Sementara komisioner Komisi Perlindungan Anak Indonesia (KPAI) Maria Ulfah Anshor yang menjadi narasumber dalam konferensi pers tersebut tidak bisa hadir karena ada kegiatan yang bersamaan. Tetapi ia menyampaikan posisinya dalam menyikapi surat pengkafiran anak SD melalui pesan whatsapp:
“Sikap saya sbb:
1) Fenomena sbgm dlm srt tsb menunjukkan bhw konflik politik dlm pilkada DKI yg tdk toleran dan mengkafirkan paslon lain mempengaruhi prilaku anak yg jg bersikap intoleran & mengkafirkan thd sesama anak.

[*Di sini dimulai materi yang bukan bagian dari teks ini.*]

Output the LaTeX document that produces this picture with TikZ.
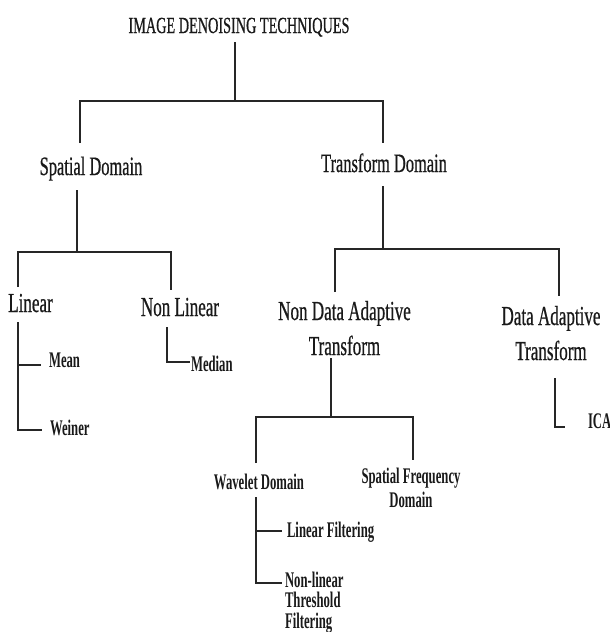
\documentclass[tikz,border=0pt]{standalone}
\usepackage{fontspec}
\setmainfont{Liberation Serif}[FakeStretch=0.62]
\newfontfamily\heavyser{Liberation Serif}[FakeStretch=0.62,FakeBold=0.6]
\newfontfamily\leafser{Liberation Serif Bold}[FakeStretch=0.57]
\begin{document}
\begin{tikzpicture}[x=1pt,y=-1pt,
  every node/.style={inner sep=0pt, outer sep=0pt, text=black!90},
  ttl/.style={anchor=base, font=\heavyser\fontsize{23}{28}\selectfont},
  lvtwo/.style={anchor=base, font=\heavyser\fontsize{26.5}{34}\selectfont},
  lvthree/.style={anchor=base, align=center, font=\heavyser\fontsize{27.5}{35}\selectfont},
  leaf/.style={anchor=base west, align=left, font=\leafser\fontsize{22.3}{20.5}\selectfont},
  leafc/.style={anchor=base, align=center, font=\leafser\fontsize{22.3}{24}\selectfont},
  conn/.style={line width=1.4pt, draw=black!85}]
\useasboundingbox (0,0) rectangle (610,632);
% labels (anchor base = baseline of the last line)
\node[ttl] (title) at (239,33) {IMAGE DENOISING TECHNIQUES};
\node[lvtwo] (spatial) at (91,175) {Spatial Domain};
\node[lvtwo] (transform) at (384,172) {Transform Domain};
\node[lvthree] (linear) at (30.5,312) {Linear};
\node[lvthree] (nonlinear) at (180,316) {Non Linear};
\node[lvthree] (ndat) at (344.5,355) {Non Data Adaptive\\Transform};
\node[lvthree] (dat) at (551,360) {Data Adaptive\\Transform};
\node[leaf] (mean) at (49,367) {Mean};
\node[leaf] (weiner) at (50,435) {Weiner};
\node[leaf] (median) at (191,371) {Median};
\node[leaf] (ica) at (588,428) {ICA};
\node[leafc] (wavelet) at (259,489) {Wavelet Domain};
\node[leafc] (sfd) at (411,507) {Spatial Frequency\\Domain};
\node[leaf] (linf) at (287,537) {Linear Filtering};
\node[leaf] (nltf) at (285,628) {Non-linear\\Threshold\\Filtering};
% junction coordinates
\coordinate (t0) at (235,42);
\coordinate (t1) at (235,101);
\coordinate (tl) at (80,101);
\coordinate (tr) at (383,101);
\coordinate (tle) at (80,143);
\coordinate (tre) at (383,143);
\coordinate (s0) at (77,190);
\coordinate (s1) at (77,252);
\coordinate (sl) at (18,252);
\coordinate (sr) at (171,252);
\coordinate (sle) at (18,287);
\coordinate (sre) at (171,290);
\coordinate (l0) at (18,322);
\coordinate (l1) at (18,365);
\coordinate (l1e) at (41,365);
\coordinate (l2) at (18,430);
\coordinate (l2e) at (42,430);
\coordinate (n0) at (167,327);
\coordinate (n1) at (167,362);
\coordinate (n1e) at (190,362);
\coordinate (r0) at (383,186);
\coordinate (r1) at (383,249);
\coordinate (rl) at (335,249);
\coordinate (rr) at (559,249);
\coordinate (rle) at (335,292);
\coordinate (rre) at (559,296);
\coordinate (d0) at (331,358);
\coordinate (d1) at (331,417);
\coordinate (dl) at (256,417);
\coordinate (dr) at (413,417);
\coordinate (dle) at (256,463);
\coordinate (dre) at (413,460);
\coordinate (a0) at (555,378);
\coordinate (a1) at (555,427);
\coordinate (a1e) at (565,427);
\coordinate (w0) at (256,497);
\coordinate (w1) at (256,531);
\coordinate (w1e) at (282,531);
\coordinate (w2) at (256,583);
\coordinate (w2e) at (282,583);
% connectors
\draw[conn] (t0) -- (t1);
\draw[conn] (tle) -- (tl) -- (tr) -- (tre);
\draw[conn] (s0) -- (s1);
\draw[conn] (sle) -- (sl) -- (sr) -- (sre);
\draw[conn] (l0) -- (l2) -- (l2e);
\draw[conn] (l1) -- (l1e);
\draw[conn] (n0) -- (n1) -- (n1e);
\draw[conn] (r0) -- (r1);
\draw[conn] (rle) -- (rl) -- (rr) -- (rre);
\draw[conn] (d0) -- (d1);
\draw[conn] (dle) -- (dl) -- (dr) -- (dre);
\draw[conn] (a0) -- (a1) -- (a1e);
\draw[conn] (w0) -- (w2) -- (w2e);
\draw[conn] (w1) -- (w1e);
\end{tikzpicture}
\end{document}
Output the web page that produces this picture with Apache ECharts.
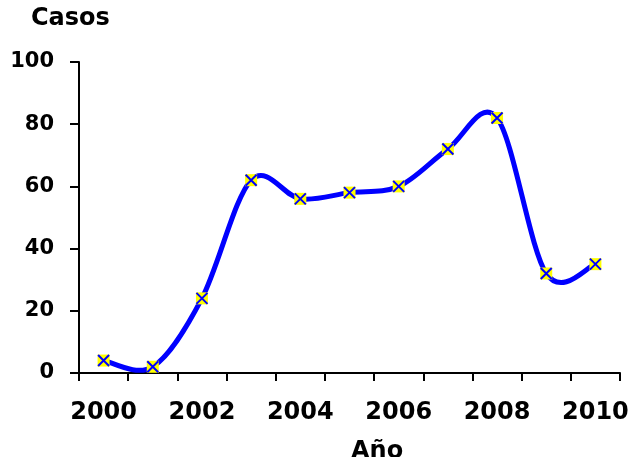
<!DOCTYPE html>
<html>
<head>
<meta charset="utf-8">
<script src="https://cdn.jsdelivr.net/npm/echarts@6/dist/echarts.min.js"></script>
<style>
  html, body { margin: 0; padding: 0; background: #fff; }
  #chart { width: 628px; height: 457px; }
</style>
</head>
<body>
<div id="chart"></div>
<script>
// Yearly case counts
const years = ['2000', '2001', '2002', '2003', '2004', '2005', '2006', '2007', '2008', '2009', '2010'];
const casos = [4, 2, 24, 62, 56, 58, 60, 72, 82, 32, 35];
const yTicks = { min: 0, max: 100, step: 20 };

const FONT = 'DejaVu Sans';
const BLUE = '#0000FF';
const YELLOW = '#FFFF00';

const points = casos.map((v, i) => [i, v]);

// Cardinal (Catmull-Rom) curve through the data points, one cubic segment per pair,
// positioned through the chart's own coordinate system.
function renderSmoothLine(params, api) {
  const i = params.dataIndex;
  if (i >= points.length - 1) return null;
  const P = k => api.coord(points[Math.max(0, Math.min(points.length - 1, k))]);
  const p0 = P(i - 1), p1 = P(i), p2 = P(i + 1), p3 = P(i + 2);
  const t = 1 / 6;
  return {
    type: 'bezierCurve',
    shape: {
      x1: p1[0], y1: p1[1],
      cpx1: p1[0] + (p2[0] - p0[0]) * t, cpy1: p1[1] + (p2[1] - p0[1]) * t,
      cpx2: p2[0] - (p3[0] - p1[0]) * t, cpy2: p2[1] - (p3[1] - p1[1]) * t,
      x2: p2[0], y2: p2[1]
    },
    style: { stroke: BLUE, lineWidth: 5, fill: null, lineCap: 'round' }
  };
}

const chart = echarts.init(document.getElementById('chart'), null, { renderer: 'canvas' });

chart.setOption({
  animation: false,
  backgroundColor: '#ffffff',
  grid: { left: 79, right: 8, top: 62, bottom: 84, containLabel: false, outerBoundsMode: 'none' },
  xAxis: {
    type: 'category',
    data: years,
    boundaryGap: true,
    axisLine: { lineStyle: { color: '#000', width: 2 } },
    axisTick: { show: true, length: 8, lineStyle: { color: '#000', width: 2 }, interval: 0 },
    axisLabel: {
      interval: 1,
      margin: 28,
      color: '#000',
      fontFamily: FONT,
      fontWeight: 'bold',
      fontSize: 24
    },
    splitLine: { show: false }
  },
  yAxis: {
    type: 'value',
    min: yTicks.min,
    max: yTicks.max,
    interval: yTicks.step,
    axisLine: { show: true, lineStyle: { color: '#000', width: 2 } },
    axisTick: { show: true, length: 9, lineStyle: { color: '#000', width: 2 } },
    axisLabel: {
      margin: 25,
      color: '#000',
      fontFamily: FONT,
      fontWeight: 'bold',
      fontSize: 21
    },
    splitLine: { show: false }
  },
  graphic: [
    {
      type: 'text',
      left: 31, top: 7,
      style: { text: 'Casos', fill: '#000', font: 'bold 24px "' + FONT + '"' }
    },
    {
      type: 'text',
      left: 351, top: 440,
      style: { text: 'Año', fill: '#000', font: 'bold 24px "' + FONT + '"' }
    }
  ],
  series: [
    {
      type: 'custom',
      data: points,
      encode: { x: 0, y: 1 },
      renderItem: renderSmoothLine,
      clip: false,
      z: 2
    },
    {
      type: 'scatter',
      data: points,
      symbol: 'rect',
      symbolSize: 12,
      itemStyle: { color: YELLOW, borderWidth: 0, opacity: 1 },
      z: 3
    },
    {
      type: 'scatter',
      data: points,
      symbol: 'path://M0,0L10,10M10,0L0,10',
      symbolSize: 11,
      itemStyle: { color: 'none', borderColor: BLUE, borderWidth: 2, opacity: 1 },
      z: 4
    }
  ]
});
</script>
</body>
</html>
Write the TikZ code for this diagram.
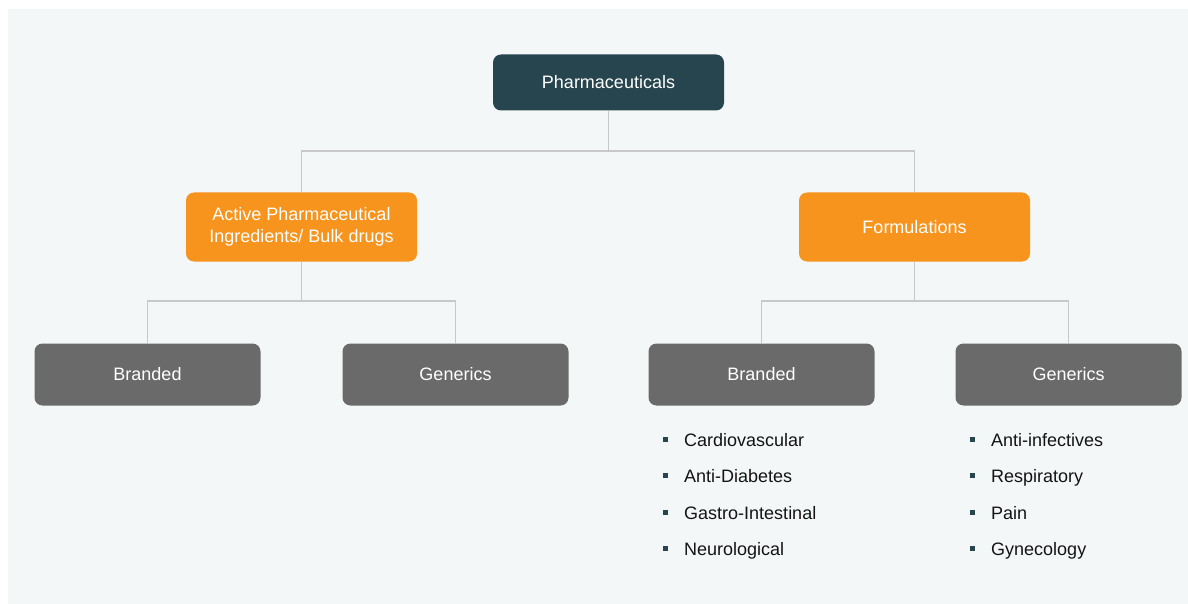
\documentclass[tikz,border=0pt]{standalone}
\usepackage{fontspec}
\setmainfont{Liberation Sans}
\definecolor{bgc}{HTML}{F4F7F8}
\definecolor{teal}{HTML}{27454E}
\definecolor{orng}{HTML}{F7941D}
\definecolor{gry}{HTML}{6A6A6A}
\definecolor{lnc}{HTML}{C8C8C8}
\definecolor{txt}{HTML}{141414}
\begin{document}
\begin{tikzpicture}[x=1pt,y=-1pt,
  font=\fontsize{18}{22}\selectfont,
  box/.style={rounded corners=8pt, inner sep=0pt, text=white, align=center},
  topbox/.style={box, fill=teal, minimum width=231pt, minimum height=56pt},
  midbox/.style={box, fill=orng, minimum width=231pt, minimum height=69pt},
  lowbox/.style={box, fill=gry, minimum width=226pt, minimum height=62pt},
  conn/.style={draw=lnc, line width=1.2pt},
  item/.style={anchor=base west, inner sep=0pt, text=txt},
]
\useasboundingbox (0,0) rectangle (1188,604);
\fill[white] (0,0) rectangle (1188,604);
\fill[bgc] (8,9) rectangle (1188,604);

\node[topbox] (ph) at (608.5,82.5) {Pharmaceuticals};
\node[midbox] (api) at (301.5,227) {Active Pharmaceutical\\Ingredients/ Bulk drugs};
\node[midbox] (form) at (914.5,227) {Formulations};
\node[lowbox] (b1) at (147.5,374.5) {Branded};
\node[lowbox] (g1) at (455.5,374.5) {Generics};
\node[lowbox] (b2) at (761.5,374.5) {Branded};
\node[lowbox] (g2) at (1068.5,374.5) {Generics};

\coordinate (j0) at (608.5,151);
\coordinate (j1) at (301.5,301);
\coordinate (j2) at (914.5,301);

\draw[conn] (ph.south) -- (j0);
\draw[conn] (api.north) |- (j0) -| (form.north);
\draw[conn] (api.south) -- (j1);
\draw[conn] (b1.north) |- (j1) -| (g1.north);
\draw[conn] (form.south) -- (j2);
\draw[conn] (b2.north) |- (j2) -| (g2.north);

\newcommand{\blt}{\textcolor{teal}{\raisebox{4.5pt}{\rule{5pt}{5pt}}}\hspace{16pt}}
\node[item] (c1) at (663,446) {\blt Cardiovascular};
\node[item] (c2) at (663,482.5) {\blt Anti-Diabetes};
\node[item] (c3) at (663,519) {\blt Gastro-Intestinal};
\node[item] (c4) at (663,555.5) {\blt Neurological};
\node[item] (d1) at (970,446) {\blt Anti-infectives};
\node[item] (d2) at (970,482.5) {\blt Respiratory};
\node[item] (d3) at (970,519) {\blt Pain};
\node[item] (d4) at (970,555.5) {\blt Gynecology};
\end{tikzpicture}
\end{document}
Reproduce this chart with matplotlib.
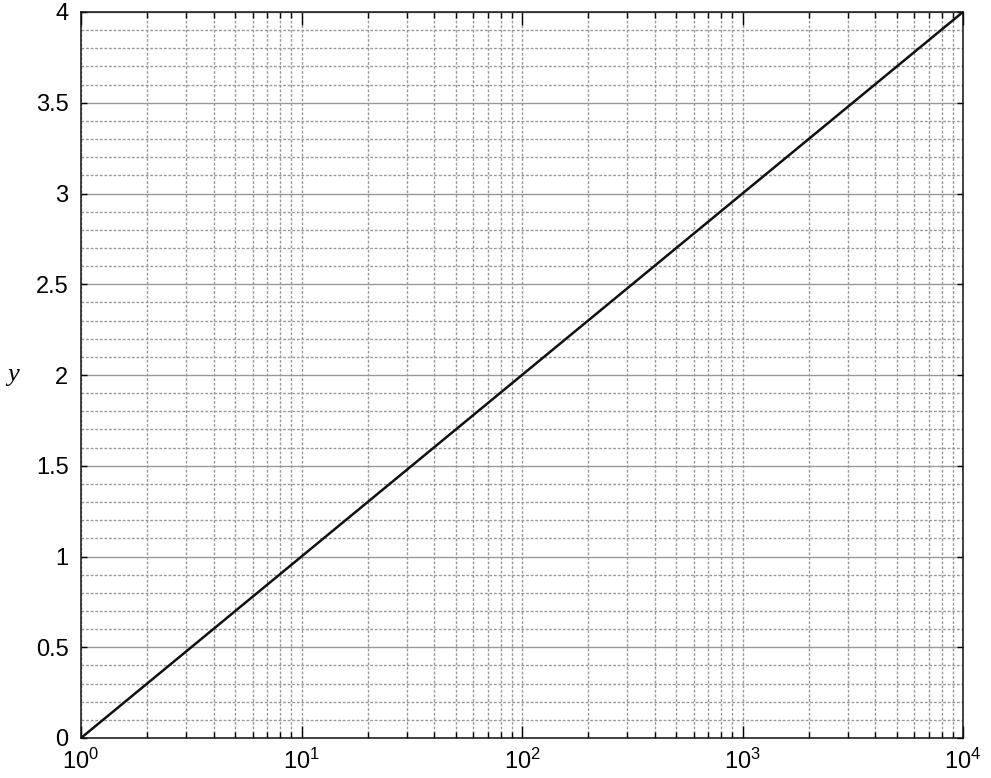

Kl dibiarkan kondisi tsb mnrt saya berbahaya bg tumbuh kembang anak krn telah tertanam benih2 intoleran dan sikap kebencian sejak dini thd sesama warga yg berbeda pilihan, apalagi hal tsb tjd pd anak usia SD;
2) saya scr pribadi maupun sbg komisioner sgt prihatin dg fenonena tsb, oleh karena itu menghimbau kpd orangtua, guru & masyarakat utk tdk melibatkan anak dlm konflik politik di pilkada atau di manapun dan tdk mengajak anak dlm forum2 politik praktis;
3) menghimbau kpd orgtua, guru dan masy utk mengajarkan dan membimbing kembali anak2 yg terpapar dampak negatif dr pilkada tsb dg menanamkan kembali nilai2 toleran, saling menghormati dan menghargai serta menjaga kebersamaan thd sesama warga negara Indonesia apapun agama dan pilihan politiknya;
4) menghimbau kpd kepala daerah dan Dinas Pendidikan utk memberi peringatan kpd guru2 yg melibatkan anak2 dlm politik praktis atau mengajarkan sikap2 intoleran tsb;
5) menghimbau kpd KPUD utk memberikan sanksi kpd parpol yg melibatkan anak dlm aktivitas politik.”
Sejalan dengan Maria Ulfah, Muhammad Hafiz dari Human Rights Working Group (HRWG) juga menyasar tanggung jawab negara yang mempunyai kewenangan untuk mengintervensi dengan cara menghentikan peredaran di dunia online video-video yang memanfaatkan anak yang dapat berakibat jauh terjerumus pada kebencian dan intoleransi pada perbedaan, radikalisme dan terorisme.
Terlebih lagi, Indonesia menjadi pionir atas terbitnya resolusi tentang memerangi intoleransi, diskriminasi, xenofobia dan kekerasan terhadap seseorang berbasis pada agama dan keyakinan.
Bersama-sama negara lainnya yang tergabung dalam OKI, tahun 2011 Indonesia ikut mengusulkannya menegaskan bahwa negara-negara muslim mendorong toleransi dan kebebasan beragama sebagai implementasi dari Resolusi 16/18 Dewan HAM PBB.
“Sebagai pionir resolusi OKI itu, negara punya tanggung jawab dalam menyelenggarakan pendidikan yang tidak mengajarkan agama yang melanggar prinsip-prinsip kebinekaan dan lebih mengembangkan civic education yang mampu meningkatkan toleransi anak-anak,” pungkasnya.